East Front 2
Unlike the very rushed first East Front game, East Front II actually is a decent wargame and a loyal continuation of the series. There are several major and minor changes that comprise the differences between these two games. The major change players will notice is that there is a lot more stuff included in the game. The manual is bigger, reflecting the barbs players hurled when confronted by the thin documentation in the original East Front. This problem was partially, but not completely, corrected with the Campaign CD1.
There are 52 additional scenarios, two types of campaign game (West Front’s fixed linked campaigns in addition to the old dynamic campaign), and a pre-battle set up in dynamic campaign missions. The minor changes include graphics updates (winter and late war camouflage), mine clearing, airborne and glider units, and air support listings. Lifted largely from West Front, the synergistic effect of these improvements is greater than the sum of its parts.
The most important and noticeable change is the dynamic campaign game set-up function. Exactly like West Front, players can now reposition their command’s forces within “bounds” before beginning the battle. The incredibly annoying and historically inaccurate problem of having units of different commands intermixed and scattered all over the map is thus put back in the player’s hands. Previously, it could take five or more turns to rally forces, put them in command control and supply, and then gain contact with the enemy. As time is often the key variable in combat, this could make the difference between victory and defeat. The addition of the linked campaign game is a nice feature for those players who don’t aspire to front level command but who want the challenge of attempting to tactically and operationally improve on history.
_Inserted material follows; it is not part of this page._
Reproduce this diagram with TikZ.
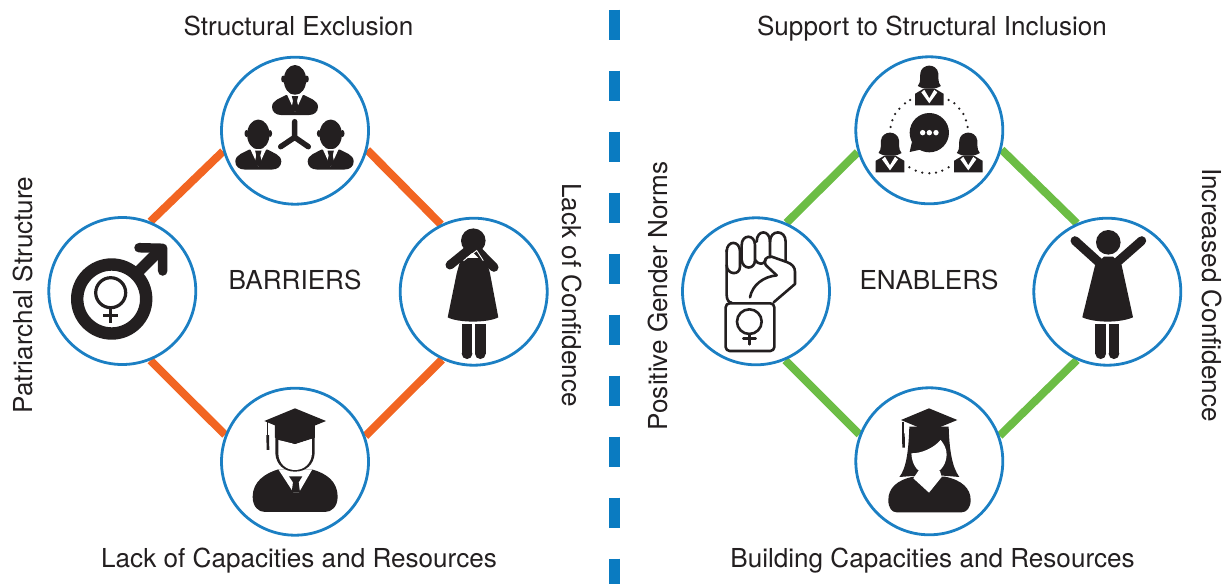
\documentclass[tikz,border=0pt]{standalone}
\usepackage{fontspec}
\setmainfont{TeX Gyre Heros}
\usetikzlibrary{backgrounds}
\definecolor{ink}{HTML}{231F20}
\definecolor{ringblue}{HTML}{1B7FC3}
\definecolor{dashblue}{HTML}{0A7BC1}
\definecolor{barrier}{HTML}{F26522}
\definecolor{enabler}{HTML}{6CBD45}
\tikzset{
  hub/.style={circle,draw=ringblue,line width=2.8pt,fill=white,minimum size=147pt,inner sep=0pt},
  lab/.style={text=ink,font=\fontsize{26.1}{30}\selectfont,inner sep=0pt,anchor=base},
  orangelink/.style={draw=barrier,line width=8pt},
  greenlink/.style={draw=enabler,line width=8pt},
  outline ink/.style={draw=ink,line width=2.6pt,line cap=round,line join=round},
  pics/manbust/.style={code={
    \fill[ink] (0,0) ellipse (11.2 and 15);
    \fill[ink] (-11.8,-1) ellipse (2 and 3.5);
    \fill[ink] (11.8,-1) ellipse (2 and 3.5);
    \fill[ink] (-9,15) .. controls (-14,18) and (-23,20) .. (-23,27)
       .. controls (-23,32) and (-19,35) .. (-14,35) -- (14,35)
       .. controls (19,35) and (23,32) .. (23,27)
       .. controls (23,20) and (14,18) .. (9,15) -- cycle;
    \fill[white] (-8,14.5) -- (0,32) -- (8,14.5) -- cycle;
    \fill[ink] (-3.2,16) -- (3.2,16) -- (2,21) -- (3.5,28) -- (0,32) -- (-3.5,28) -- (-2,21) -- cycle;
  }},
  pics/womanbust/.style={code={
    \fill[ink] (-11.5,7.7) .. controls (-8,4) and (-9.5,-3) .. (-9,-5)
       .. controls (-8.5,-10) and (-4,-12.7) .. (0,-12.7)
       .. controls (4,-12.7) and (8.5,-10) .. (9,-5)
       .. controls (9.5,-3) and (8,4) .. (11.5,7.7)
       .. controls (7,10) .. (3,10) -- (-3,10) .. controls (-7,10) .. cycle;
    \fill[ink] (-14.3,27) -- (-14.3,15.5) -- (-5,10) -- (5,10) -- (14.3,15.5) -- (14.3,27) -- cycle;
    \fill[white] (-8,14) -- (0,25) -- (8,14) -- (5,11.5) -- (0,20) -- (-5,11.5) -- cycle;
  }},
  pics/dressbody/.style={code={
    \fill[ink] (-12,32.5) rectangle (-1.3,62);
    \fill[ink] (-6.65,62) circle (5.35);
    \fill[ink] (1.3,32.5) rectangle (12,62);
    \fill[ink] (6.65,62) circle (5.35);
  }}
}
\begin{document}
\begin{tikzpicture}[x=1pt,y=-1pt]
\useasboundingbox (0,0) rectangle (1224,584);
% divider
\coordinate (dashtop) at (614.5,9.5);
\coordinate (dashend) at (614.5,584);
\draw[dashblue,line width=10.7pt,dash pattern=on 30.5pt off 30.5pt] (dashtop) -- (dashend);
% hubs
\node[hub] (bt) at (295,130.7) {};
\node[hub] (bl) at (122.3,291) {};
\node[hub] (br) at (473.7,291.7) {};
\node[hub] (bb) at (295,461.7) {};
\node[hub] (et) at (929.3,130.3) {};
\node[hub] (el) at (756,291.3) {};
\node[hub] (er) at (1107.3,291.7) {};
\node[hub] (eb) at (929.3,461.3) {};
% connectors
\begin{scope}[on background layer]
\draw[orangelink] (bl.68) -- (bt.196);
\draw[orangelink] (bt.-15) -- (br.116.5);
\draw[orangelink] (br.245.6) -- (bb.20);
\draw[orangelink] (bb.159) -- (bl.-68);
\draw[greenlink] (el.66.6) -- (et.197);
\draw[greenlink] (et.-15) -- (er.114);
\draw[greenlink] (er.246) -- (eb.20);
\draw[greenlink] (eb.159) -- (el.-67);
\end{scope}
% labels
\node[lab] (t1) at (298.5,35.5) {Structural Exclusion};
\node[lab] (t2) at (932,35.5) {Support to Structural Inclusion};
\node[lab] (t3) at (299,567.5) {Lack of Capacities and Resources};
\node[lab] (t4) at (932.5,567.5) {Building Capacities and Resources};
\node[lab,rotate=90] (t5) at (32,295) {Patriarchal Structure};
\node[lab,rotate=-90] (t6) at (562,295) {Lack of Confidence};
\node[lab,rotate=90] (t7) at (667,296) {Positive Gender Norms};
\node[lab,rotate=-90] (t8) at (1202,295) {Increased Confidence};
\node[lab] (t9) at (295,289) {BARRIERS};
\node[lab] (t10) at (929,289) {ENABLERS};
% three men
\pic at (295,80) {manbust};
\pic at (258.3,134.5) {manbust};
\pic at (330.7,134.5) {manbust};
\draw[ink,line width=5.5pt,line cap=round,line join=round]
  (294.7,121.7) -- (294.7,137.3) (280.7,146.7) -- (294.7,137.3) -- (308.3,146.7);
% mars / venus
\draw[ink,line width=12.4pt] (111.7,299) circle (34.5);
\draw[ink,line width=11pt] (134,276) -- (158,252);
\draw[ink,line width=9.5pt,line cap=round,line join=round] (139,247.7) -- (162.7,248.3) -- (162.7,271);
\draw[ink,line width=3.2pt] (110.7,292.7) circle (15);
\draw[ink,line width=3.5pt] (110.7,307.7) -- (110.7,322.7) (103.3,315.3) -- (118.3,315.3);
% woman hiding
\pic at (473.7,291.7) {dressbody};
\fill[ink] (473.3,240.7) circle (12.3);
\fill[ink] (456.7,273.3) -- (447.7,317.3) .. controls (458,323) and (488,323) .. (498.3,317.3) -- (490,273.3) -- (486,258) -- (461,258) -- cycle;
\draw[ink,line width=9pt,line cap=round] (494,267.3) -- (477,250);
\draw[ink,line width=9pt,line cap=round] (450,265) -- (476.7,243.3);
\draw[white,line width=.9pt] (463.5,260.7) -- (476.7,250.5) -- (483.3,260.7);
% graduate man
\begin{scope}[shift={(215,385)},x=.3333pt,y=-.3333pt]
\fill[ink] (113,335) .. controls (113,290) and (150,265) .. (190,253) -- (290,253)
  .. controls (335,265) and (368,290) .. (368,335)
  .. controls (368,365) and (350,381) .. (330,381) -- (150,381)
  .. controls (130,381) and (113,365) .. (113,335) -- cycle;
\fill[white] (190,253) -- (235,322) -- (252,322) -- (292,253) -- cycle;
\fill[ink] (222,274) -- (262,274) -- (251,292) -- (255,322) -- (230,322) -- (234,292) -- cycle;
\fill[ink] (181,125) -- (181,205) .. controls (183,238) and (207,260) .. (240,260)
  .. controls (273,260) and (297,238) .. (299,205) -- (299,125) -- cycle;
\fill[white] (190,165) -- (240,177) -- (291,160) -- (291,205)
  .. controls (289,235) and (268,255) .. (240,255)
  .. controls (212,255) and (191,235) .. (190,205) -- cycle;
\fill[ink] (240,70) -- (333,108) -- (240,146) -- (148,108) -- cycle;
\fill[ink] (180,120) -- (300,120) -- (300,158) -- (240,177) -- (180,158) -- cycle;
\draw[ink,line width=1.3pt] (157,112) -- (157,160);
\fill[ink] (154,150) -- (162,150) -- (163,195) -- (155,195) -- cycle;
\end{scope}
% three women and talk
\pic at (929.3,78.3) {womanbust};
\pic at (890,145.3) {womanbust};
\pic at (968.3,145.3) {womanbust};
\begin{scope}[shift={(850,50)},x=.3333pt,y=-.3333pt]
\foreach \p in {(180,150),(165,160),(148,176),(135,192),(127,211),(122,231),(296,150),(313,160),(328,176),(340,192),(348,211),(353,231),(178,352),(197,362),(217,368),(238,370),(258,368),(277,362),(296,352)}
  \fill[ink] \p circle (1.25pt);
\fill[ink] (238,248) circle (59);
\fill[ink] (186,275) -- (179,306) -- (215,298) -- cycle;
\foreach \p in {(218,248),(238,248),(258,248)}
  \fill[white] \p circle (2.7pt);
\end{scope}
% fist
\begin{scope}[shift={(675,210)},x=.3333pt,y=-.3333pt,every path/.append style={outline ink}]
\draw[rounded corners=4pt] (152,280) rectangle (298,423);
\draw (223,335) circle (37);
\draw (223,372) -- (223,403) (205,385) -- (242,385);
\draw (155,125) .. controls (155,90) and (195,90) .. (195,125) -- (195,170) .. controls (195,198) and (155,195) .. (155,165);
\draw (155,120) -- (155,255) .. controls (155,270) and (162,278) .. (170,278);
\draw (200,105) .. controls (200,72) and (240,72) .. (240,105) -- (240,150) .. controls (240,180) and (203,180) .. (200,150) -- (200,105);
\draw (245,95) .. controls (245,58) and (285,58) .. (285,95) -- (285,142);
\draw (240,150) .. controls (250,165) and (268,165) .. (272,150);
\draw (285,95) .. controls (285,58) and (332,58) .. (332,95) -- (332,152);
\draw (272,165) .. controls (265,150) and (272,140) .. (290,140) -- (335,156) .. controls (352,162) and (360,172) .. (360,185) -- (360,222) -- (296,277);
\draw (272,165) -- (305,196);
\draw (225,262) .. controls (232,225) and (265,200) .. (305,196);
\end{scope}
% woman arms up
\pic at (1107.3,291.7) {dressbody};
\fill[ink] (1108.3,242.3) circle (12.3);
\fill[ink] (1095,265.5) -- (1082.3,317.3) .. controls (1095,323) and (1120,323) .. (1133,317.3) -- (1121.6,265) -- (1113,256.7) -- (1104,256.7) -- cycle;
\draw[ink,line width=9pt,line cap=round] (1075,240.7) -- (1100,263.3);
\draw[ink,line width=9pt,line cap=round] (1141.7,240.7) -- (1116,263.3);
% graduate woman
\begin{scope}[shift={(850,385)},x=.3333pt,y=-.3333pt]
\fill[ink] (115,345) .. controls (115,310) and (140,285) .. (190,275) -- (285,275)
  .. controls (335,285) and (362,310) .. (362,345)
  .. controls (362,368) and (350,382) .. (335,382) -- (140,382)
  .. controls (125,382) and (115,368) .. (115,345) -- cycle;
\fill[ink] (178,125) .. controls (176,190) and (170,250) .. (148,276) -- (200,272) -- (280,272) -- (328,276)
  .. controls (305,245) and (298,190) .. (296,125) -- cycle;
\fill[white] (205,258) -- (270,258) -- (275,276) -- (237,323) -- (190,280) -- cycle;
\fill[white] (184,205) .. controls (215,205) and (250,190) .. (272,165) .. controls (282,178) and (290,190) .. (290,210)
  .. controls (288,245) and (265,268) .. (237,268)
  .. controls (208,268) and (186,245) .. (184,205) -- cycle;
\fill[ink] (237,70) -- (322,105) -- (237,140) -- (153,105) -- cycle;
\draw[ink,line width=1.3pt] (159,112) -- (159,150);
\fill[ink] (156,145) -- (164,145) -- (165,188) -- (157,188) -- cycle;
\end{scope}
\end{tikzpicture}
\end{document}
Some of the smaller additions are useful for “what if” scenario design. Using the scenario editor, all sorts of historical or hypothetical options abound. For example, East Front II makes it possible to design a German airborne and amphibious assault across the Volga at Stalingrad to silence the Soviet artillery. The Soviet drops in the Dnieper bend in 1943 are another option, as are the hypothetical deep drops in support of Operation Bagration or in the Oder crossing. Overall it is a good package for a wargame. These numerous changes add depth, variation, and richness to the original East Front engine.